INFORMATION PROVIDED:
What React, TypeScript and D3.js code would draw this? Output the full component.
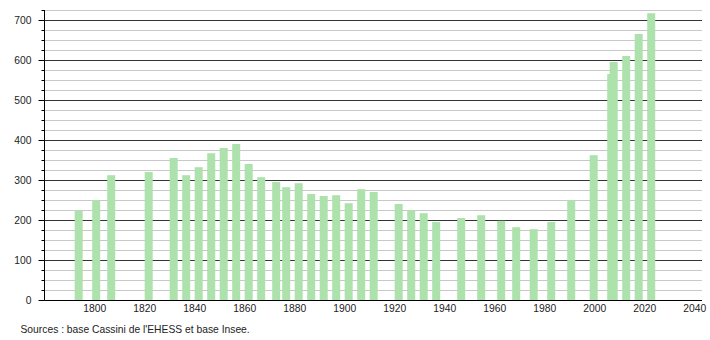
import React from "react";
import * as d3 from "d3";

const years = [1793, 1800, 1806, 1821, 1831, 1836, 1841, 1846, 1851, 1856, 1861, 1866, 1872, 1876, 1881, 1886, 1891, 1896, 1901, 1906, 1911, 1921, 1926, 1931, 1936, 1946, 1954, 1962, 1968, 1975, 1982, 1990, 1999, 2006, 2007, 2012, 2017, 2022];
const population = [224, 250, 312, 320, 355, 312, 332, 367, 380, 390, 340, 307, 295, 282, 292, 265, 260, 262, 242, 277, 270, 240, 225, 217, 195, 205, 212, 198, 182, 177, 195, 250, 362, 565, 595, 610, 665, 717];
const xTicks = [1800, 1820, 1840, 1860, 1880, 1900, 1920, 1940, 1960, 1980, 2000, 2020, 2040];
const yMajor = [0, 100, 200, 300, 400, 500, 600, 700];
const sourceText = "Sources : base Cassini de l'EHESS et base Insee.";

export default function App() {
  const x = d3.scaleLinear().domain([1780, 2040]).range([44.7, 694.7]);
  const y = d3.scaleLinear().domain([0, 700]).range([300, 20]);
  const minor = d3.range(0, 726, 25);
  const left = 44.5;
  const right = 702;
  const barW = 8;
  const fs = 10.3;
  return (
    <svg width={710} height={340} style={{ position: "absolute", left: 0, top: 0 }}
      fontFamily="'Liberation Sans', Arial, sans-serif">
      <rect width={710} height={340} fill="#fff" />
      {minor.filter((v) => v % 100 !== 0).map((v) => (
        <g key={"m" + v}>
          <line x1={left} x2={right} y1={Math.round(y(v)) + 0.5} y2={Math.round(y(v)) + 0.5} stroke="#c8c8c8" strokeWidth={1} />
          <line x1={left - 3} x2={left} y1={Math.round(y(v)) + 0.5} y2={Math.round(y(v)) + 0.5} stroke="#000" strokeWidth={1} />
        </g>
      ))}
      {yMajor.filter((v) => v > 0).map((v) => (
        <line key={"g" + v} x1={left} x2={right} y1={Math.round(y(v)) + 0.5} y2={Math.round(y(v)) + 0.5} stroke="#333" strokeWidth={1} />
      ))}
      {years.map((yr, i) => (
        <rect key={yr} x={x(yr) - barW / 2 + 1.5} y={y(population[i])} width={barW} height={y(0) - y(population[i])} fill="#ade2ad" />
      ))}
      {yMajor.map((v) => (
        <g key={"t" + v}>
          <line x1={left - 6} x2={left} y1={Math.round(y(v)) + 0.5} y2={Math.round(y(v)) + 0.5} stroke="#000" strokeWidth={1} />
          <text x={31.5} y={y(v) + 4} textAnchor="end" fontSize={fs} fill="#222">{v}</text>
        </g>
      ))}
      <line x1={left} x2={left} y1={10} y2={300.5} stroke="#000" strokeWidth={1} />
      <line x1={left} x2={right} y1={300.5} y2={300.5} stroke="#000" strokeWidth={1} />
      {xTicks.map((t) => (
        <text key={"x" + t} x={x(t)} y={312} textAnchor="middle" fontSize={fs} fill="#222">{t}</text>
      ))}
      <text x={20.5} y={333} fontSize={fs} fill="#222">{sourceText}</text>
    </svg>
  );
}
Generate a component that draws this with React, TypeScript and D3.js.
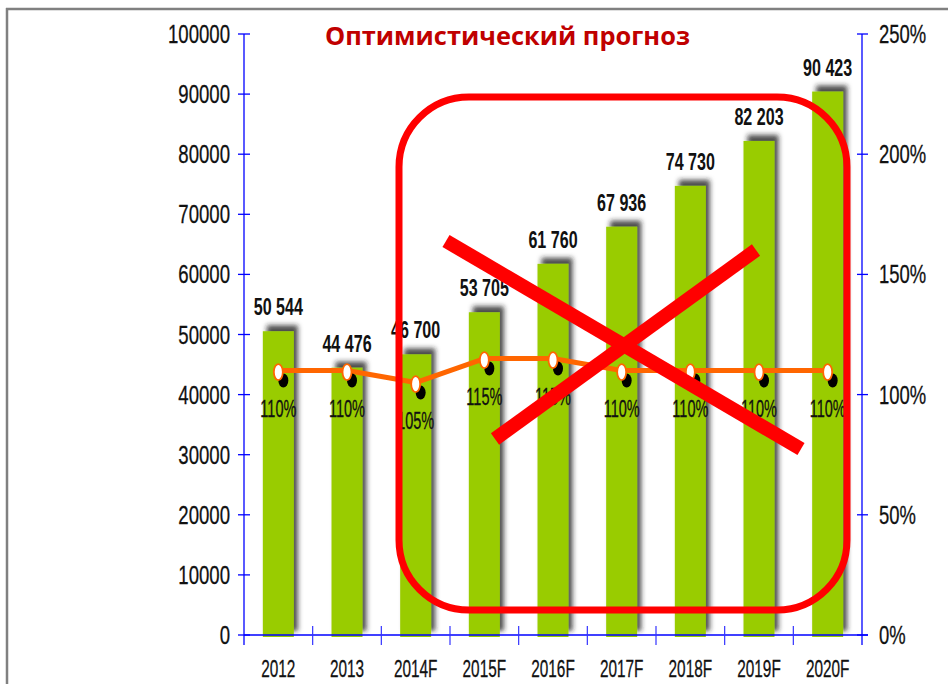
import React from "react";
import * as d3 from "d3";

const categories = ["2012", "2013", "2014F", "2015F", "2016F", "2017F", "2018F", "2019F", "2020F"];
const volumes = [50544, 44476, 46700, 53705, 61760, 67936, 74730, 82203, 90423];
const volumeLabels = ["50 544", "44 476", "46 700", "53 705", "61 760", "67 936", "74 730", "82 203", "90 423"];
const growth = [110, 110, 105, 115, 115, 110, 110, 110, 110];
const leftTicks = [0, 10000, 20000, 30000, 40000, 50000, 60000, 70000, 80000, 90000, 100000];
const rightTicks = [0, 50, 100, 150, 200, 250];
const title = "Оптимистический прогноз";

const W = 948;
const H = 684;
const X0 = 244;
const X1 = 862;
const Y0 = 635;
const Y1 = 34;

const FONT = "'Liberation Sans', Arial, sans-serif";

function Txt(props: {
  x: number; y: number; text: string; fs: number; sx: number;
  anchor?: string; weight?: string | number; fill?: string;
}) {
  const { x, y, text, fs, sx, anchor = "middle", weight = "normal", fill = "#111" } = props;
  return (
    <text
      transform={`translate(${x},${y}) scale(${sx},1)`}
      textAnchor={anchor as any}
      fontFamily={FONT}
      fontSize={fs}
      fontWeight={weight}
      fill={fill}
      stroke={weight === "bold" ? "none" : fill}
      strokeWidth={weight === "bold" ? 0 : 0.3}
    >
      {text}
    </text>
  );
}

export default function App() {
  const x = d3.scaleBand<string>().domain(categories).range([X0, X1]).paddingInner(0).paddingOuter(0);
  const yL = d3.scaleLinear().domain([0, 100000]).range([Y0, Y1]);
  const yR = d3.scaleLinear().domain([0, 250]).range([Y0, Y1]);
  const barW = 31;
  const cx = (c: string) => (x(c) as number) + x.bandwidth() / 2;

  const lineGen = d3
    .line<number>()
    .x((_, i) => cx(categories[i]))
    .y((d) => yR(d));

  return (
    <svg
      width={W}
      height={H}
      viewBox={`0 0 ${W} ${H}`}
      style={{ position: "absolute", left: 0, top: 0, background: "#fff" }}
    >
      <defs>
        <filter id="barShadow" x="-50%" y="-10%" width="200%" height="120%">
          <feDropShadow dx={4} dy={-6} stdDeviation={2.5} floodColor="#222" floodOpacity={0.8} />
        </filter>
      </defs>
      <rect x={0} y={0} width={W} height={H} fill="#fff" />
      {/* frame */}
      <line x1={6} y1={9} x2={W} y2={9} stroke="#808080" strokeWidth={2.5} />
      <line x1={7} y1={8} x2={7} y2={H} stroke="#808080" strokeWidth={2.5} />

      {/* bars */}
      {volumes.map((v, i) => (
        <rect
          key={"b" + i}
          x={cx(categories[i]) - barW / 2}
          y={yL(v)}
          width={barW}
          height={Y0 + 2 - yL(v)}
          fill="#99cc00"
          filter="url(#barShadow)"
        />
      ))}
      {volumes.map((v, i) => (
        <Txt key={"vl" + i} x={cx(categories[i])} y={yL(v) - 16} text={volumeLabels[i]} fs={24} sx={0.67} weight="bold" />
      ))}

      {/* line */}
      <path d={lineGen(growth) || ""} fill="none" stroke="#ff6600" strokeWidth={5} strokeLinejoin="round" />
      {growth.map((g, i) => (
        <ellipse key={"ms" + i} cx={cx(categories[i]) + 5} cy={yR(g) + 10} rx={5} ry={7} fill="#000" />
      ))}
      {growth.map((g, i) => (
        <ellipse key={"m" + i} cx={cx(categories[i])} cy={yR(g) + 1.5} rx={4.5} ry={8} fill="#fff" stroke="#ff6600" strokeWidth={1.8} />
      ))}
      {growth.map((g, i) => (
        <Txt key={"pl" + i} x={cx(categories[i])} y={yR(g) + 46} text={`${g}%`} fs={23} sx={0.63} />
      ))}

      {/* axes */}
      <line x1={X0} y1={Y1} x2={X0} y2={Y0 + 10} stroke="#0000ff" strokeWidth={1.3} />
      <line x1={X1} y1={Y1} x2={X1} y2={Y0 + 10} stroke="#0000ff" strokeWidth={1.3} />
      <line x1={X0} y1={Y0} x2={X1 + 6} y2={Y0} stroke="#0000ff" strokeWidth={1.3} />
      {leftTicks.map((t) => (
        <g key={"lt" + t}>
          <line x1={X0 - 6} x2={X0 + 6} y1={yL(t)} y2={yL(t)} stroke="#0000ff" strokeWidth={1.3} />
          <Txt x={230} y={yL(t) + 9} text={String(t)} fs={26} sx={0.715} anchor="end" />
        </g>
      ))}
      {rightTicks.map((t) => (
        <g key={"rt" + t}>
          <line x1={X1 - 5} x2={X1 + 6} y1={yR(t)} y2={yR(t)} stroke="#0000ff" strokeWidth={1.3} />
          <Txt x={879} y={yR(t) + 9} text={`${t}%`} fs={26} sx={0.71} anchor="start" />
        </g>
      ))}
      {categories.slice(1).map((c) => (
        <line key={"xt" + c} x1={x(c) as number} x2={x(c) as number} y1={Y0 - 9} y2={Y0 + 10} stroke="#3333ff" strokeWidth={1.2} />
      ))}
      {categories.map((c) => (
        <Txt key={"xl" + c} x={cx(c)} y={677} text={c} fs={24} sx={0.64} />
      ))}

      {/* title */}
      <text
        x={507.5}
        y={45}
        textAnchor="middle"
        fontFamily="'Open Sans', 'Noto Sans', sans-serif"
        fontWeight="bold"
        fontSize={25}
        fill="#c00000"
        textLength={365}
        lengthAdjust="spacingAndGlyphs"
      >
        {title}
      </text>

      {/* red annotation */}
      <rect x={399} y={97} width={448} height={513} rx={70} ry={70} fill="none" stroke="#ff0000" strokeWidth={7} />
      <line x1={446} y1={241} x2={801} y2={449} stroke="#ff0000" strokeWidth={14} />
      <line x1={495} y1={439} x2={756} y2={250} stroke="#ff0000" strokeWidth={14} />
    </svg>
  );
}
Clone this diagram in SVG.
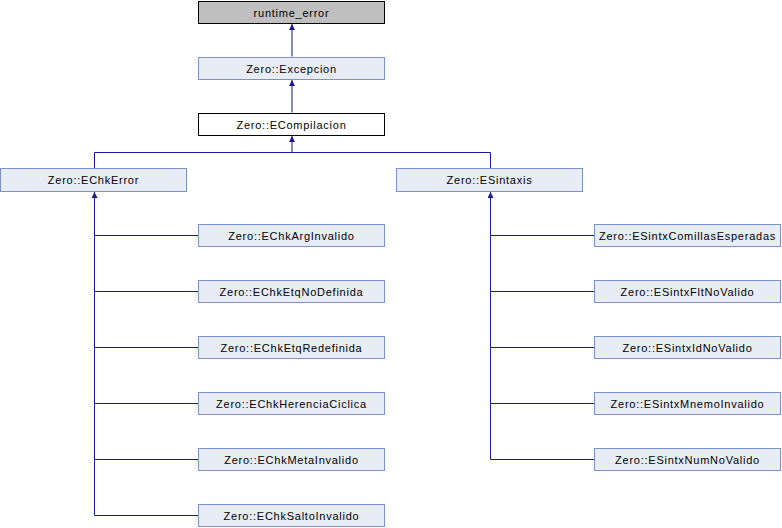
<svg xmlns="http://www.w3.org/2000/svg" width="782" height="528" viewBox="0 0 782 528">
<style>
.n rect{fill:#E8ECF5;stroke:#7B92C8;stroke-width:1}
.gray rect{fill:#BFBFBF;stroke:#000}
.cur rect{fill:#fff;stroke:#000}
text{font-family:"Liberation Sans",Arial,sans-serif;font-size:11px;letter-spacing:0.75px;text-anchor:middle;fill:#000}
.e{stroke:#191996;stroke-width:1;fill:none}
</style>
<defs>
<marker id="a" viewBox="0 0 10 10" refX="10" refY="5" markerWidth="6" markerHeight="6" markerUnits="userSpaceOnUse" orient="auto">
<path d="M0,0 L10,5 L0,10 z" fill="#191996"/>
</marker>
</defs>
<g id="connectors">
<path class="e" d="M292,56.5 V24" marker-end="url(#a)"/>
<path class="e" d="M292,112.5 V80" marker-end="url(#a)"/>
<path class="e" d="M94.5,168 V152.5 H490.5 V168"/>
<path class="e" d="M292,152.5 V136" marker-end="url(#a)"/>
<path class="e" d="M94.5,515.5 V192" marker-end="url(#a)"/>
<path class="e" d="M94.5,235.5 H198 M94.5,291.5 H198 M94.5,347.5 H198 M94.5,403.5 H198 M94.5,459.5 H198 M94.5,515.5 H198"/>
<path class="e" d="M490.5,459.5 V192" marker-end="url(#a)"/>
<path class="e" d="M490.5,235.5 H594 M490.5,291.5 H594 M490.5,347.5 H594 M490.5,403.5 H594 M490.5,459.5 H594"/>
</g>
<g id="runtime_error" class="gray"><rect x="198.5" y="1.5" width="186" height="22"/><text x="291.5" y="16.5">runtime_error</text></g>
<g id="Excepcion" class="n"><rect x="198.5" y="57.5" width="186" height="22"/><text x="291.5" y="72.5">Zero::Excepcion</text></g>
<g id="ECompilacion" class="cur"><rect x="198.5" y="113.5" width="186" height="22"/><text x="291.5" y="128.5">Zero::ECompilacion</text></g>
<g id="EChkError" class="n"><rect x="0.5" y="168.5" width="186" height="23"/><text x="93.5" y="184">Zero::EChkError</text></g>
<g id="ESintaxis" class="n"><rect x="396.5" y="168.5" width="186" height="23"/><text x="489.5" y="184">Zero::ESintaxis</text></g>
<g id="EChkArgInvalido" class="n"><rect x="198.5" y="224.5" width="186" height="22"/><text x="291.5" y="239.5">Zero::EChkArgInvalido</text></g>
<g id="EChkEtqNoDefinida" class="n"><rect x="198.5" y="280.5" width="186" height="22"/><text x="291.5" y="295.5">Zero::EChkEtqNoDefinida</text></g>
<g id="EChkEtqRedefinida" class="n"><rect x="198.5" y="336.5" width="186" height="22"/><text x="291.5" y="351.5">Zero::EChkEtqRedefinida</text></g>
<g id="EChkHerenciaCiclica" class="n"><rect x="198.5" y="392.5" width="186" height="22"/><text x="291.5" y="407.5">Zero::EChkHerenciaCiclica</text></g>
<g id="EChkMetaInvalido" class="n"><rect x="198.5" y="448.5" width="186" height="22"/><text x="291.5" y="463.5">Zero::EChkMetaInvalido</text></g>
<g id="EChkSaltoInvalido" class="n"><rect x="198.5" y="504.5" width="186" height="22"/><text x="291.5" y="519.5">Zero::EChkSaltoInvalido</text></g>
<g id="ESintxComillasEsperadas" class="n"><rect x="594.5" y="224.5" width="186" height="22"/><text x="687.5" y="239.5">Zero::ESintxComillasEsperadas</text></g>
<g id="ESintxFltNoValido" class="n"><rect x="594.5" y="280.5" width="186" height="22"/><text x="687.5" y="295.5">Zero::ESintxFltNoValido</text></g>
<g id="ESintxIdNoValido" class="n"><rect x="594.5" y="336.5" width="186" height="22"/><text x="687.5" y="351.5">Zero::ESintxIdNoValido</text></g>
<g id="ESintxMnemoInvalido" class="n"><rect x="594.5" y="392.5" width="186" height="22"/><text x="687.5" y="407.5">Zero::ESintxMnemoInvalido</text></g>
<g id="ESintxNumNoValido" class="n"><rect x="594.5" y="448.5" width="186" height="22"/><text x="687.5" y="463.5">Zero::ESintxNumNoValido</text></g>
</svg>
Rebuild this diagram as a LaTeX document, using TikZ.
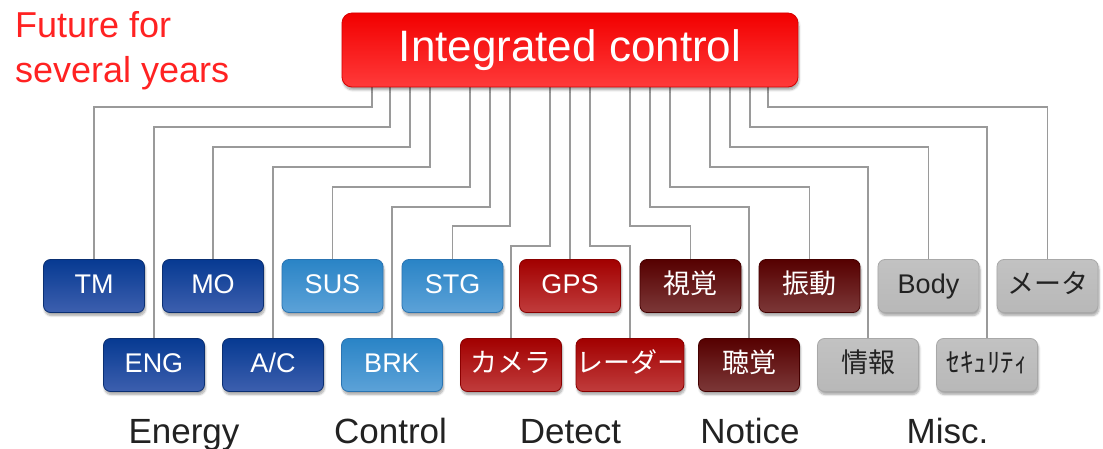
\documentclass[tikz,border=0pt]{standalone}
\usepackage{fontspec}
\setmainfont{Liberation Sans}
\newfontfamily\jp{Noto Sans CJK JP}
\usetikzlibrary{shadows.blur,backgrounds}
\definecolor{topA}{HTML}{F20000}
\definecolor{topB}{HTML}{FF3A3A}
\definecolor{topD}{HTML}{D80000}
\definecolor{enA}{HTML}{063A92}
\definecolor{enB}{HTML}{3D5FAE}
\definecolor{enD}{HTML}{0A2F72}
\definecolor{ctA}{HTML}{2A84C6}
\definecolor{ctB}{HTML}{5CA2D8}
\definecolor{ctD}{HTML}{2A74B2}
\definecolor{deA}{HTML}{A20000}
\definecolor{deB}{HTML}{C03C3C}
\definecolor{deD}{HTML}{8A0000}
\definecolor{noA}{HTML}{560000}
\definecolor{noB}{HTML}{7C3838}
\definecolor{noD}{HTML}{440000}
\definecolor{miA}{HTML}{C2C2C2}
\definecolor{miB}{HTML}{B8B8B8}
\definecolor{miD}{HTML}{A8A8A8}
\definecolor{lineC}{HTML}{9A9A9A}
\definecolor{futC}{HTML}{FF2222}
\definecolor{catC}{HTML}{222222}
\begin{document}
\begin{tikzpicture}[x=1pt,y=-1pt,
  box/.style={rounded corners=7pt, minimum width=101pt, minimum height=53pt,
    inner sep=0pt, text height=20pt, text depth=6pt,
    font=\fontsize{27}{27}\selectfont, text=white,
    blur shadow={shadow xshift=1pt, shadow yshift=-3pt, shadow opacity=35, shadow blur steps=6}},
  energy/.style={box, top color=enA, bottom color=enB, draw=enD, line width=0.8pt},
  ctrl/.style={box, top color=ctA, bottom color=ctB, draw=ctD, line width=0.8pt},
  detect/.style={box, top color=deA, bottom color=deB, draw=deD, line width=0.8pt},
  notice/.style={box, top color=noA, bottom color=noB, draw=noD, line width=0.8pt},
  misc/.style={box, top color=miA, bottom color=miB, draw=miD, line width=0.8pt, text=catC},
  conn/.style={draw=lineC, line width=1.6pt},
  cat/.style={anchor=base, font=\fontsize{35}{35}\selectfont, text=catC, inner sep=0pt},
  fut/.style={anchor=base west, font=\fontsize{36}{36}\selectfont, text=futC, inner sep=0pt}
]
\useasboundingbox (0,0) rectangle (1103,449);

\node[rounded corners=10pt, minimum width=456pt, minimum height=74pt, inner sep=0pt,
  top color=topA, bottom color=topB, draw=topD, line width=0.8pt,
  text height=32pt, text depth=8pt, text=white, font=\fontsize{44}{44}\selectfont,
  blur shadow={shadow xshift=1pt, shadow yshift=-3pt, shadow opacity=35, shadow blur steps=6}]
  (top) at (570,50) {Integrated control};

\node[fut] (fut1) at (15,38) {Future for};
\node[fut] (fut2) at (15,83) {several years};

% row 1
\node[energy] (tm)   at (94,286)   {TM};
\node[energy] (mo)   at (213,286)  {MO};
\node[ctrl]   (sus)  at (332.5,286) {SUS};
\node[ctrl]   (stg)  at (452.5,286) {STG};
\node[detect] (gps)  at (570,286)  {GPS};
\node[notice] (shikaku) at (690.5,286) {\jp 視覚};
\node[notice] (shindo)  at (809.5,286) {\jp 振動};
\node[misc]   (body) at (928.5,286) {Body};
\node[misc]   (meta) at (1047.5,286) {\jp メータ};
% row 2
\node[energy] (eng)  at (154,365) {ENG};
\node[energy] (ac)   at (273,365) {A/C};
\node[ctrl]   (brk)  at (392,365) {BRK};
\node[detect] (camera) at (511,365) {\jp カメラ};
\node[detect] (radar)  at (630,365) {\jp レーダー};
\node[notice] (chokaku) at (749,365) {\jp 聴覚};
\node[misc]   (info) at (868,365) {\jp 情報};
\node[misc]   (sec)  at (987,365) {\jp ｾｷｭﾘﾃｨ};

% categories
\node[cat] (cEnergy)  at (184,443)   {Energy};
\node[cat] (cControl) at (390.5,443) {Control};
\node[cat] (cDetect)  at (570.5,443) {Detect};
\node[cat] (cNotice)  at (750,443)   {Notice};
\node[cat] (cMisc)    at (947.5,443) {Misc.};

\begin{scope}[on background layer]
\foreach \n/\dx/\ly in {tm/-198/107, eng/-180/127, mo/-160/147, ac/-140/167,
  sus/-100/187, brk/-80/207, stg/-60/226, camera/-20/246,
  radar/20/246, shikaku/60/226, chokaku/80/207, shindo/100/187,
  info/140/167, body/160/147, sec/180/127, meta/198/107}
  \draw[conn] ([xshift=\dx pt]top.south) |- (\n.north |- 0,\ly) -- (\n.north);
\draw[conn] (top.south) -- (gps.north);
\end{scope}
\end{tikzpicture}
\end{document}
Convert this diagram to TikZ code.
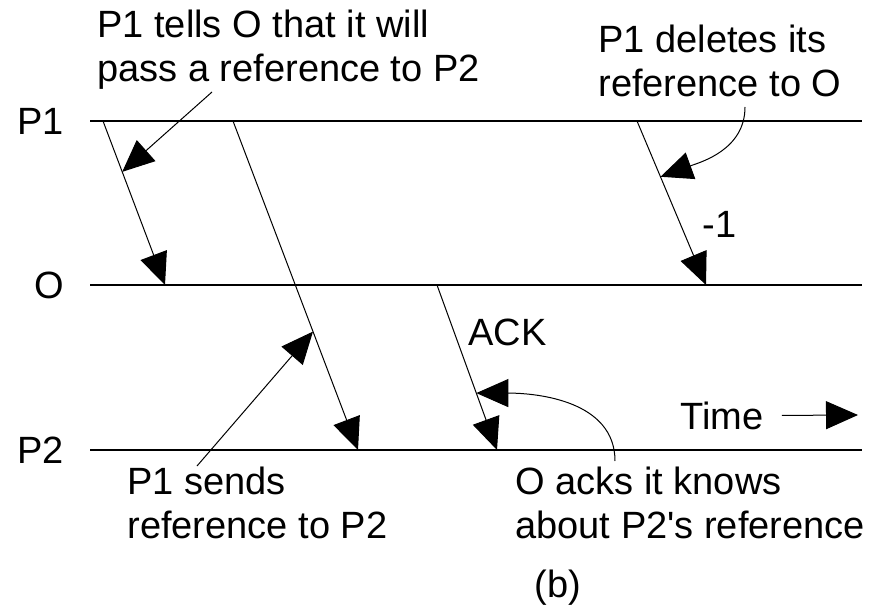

TASK DESCRIPTION: Your task is to return the lines above, from the first one up to and including the line containing "base Cassini de", minus any pictures.

RESULT FOR THIS TASK:
What React, TypeScript and D3.js code would draw this? Output the full component.
import React from "react";
import * as d3 from "d3";

const years = [1793, 1800, 1806, 1821, 1831, 1836, 1841, 1846, 1851, 1856, 1861, 1866, 1872, 1876, 1881, 1886, 1891, 1896, 1901, 1906, 1911, 1921, 1926, 1931, 1936, 1946, 1954, 1962, 1968, 1975, 1982, 1990, 1999, 2006, 2007, 2012, 2017, 2022];
const population = [224, 250, 312, 320, 355, 312, 332, 367, 380, 390, 340, 307, 295, 282, 292, 265, 260, 262, 242, 277, 270, 240, 225, 217, 195, 205, 212, 198, 182, 177, 195, 250, 362, 565, 595, 610, 665, 717];
const xTicks = [1800, 1820, 1840, 1860, 1880, 1900, 1920, 1940, 1960, 1980, 2000, 2020, 2040];
const yMajor = [0, 100, 200, 300, 400, 500, 600, 700];
const sourceText = "Sources : base Cassini de l'EHESS et base Insee.";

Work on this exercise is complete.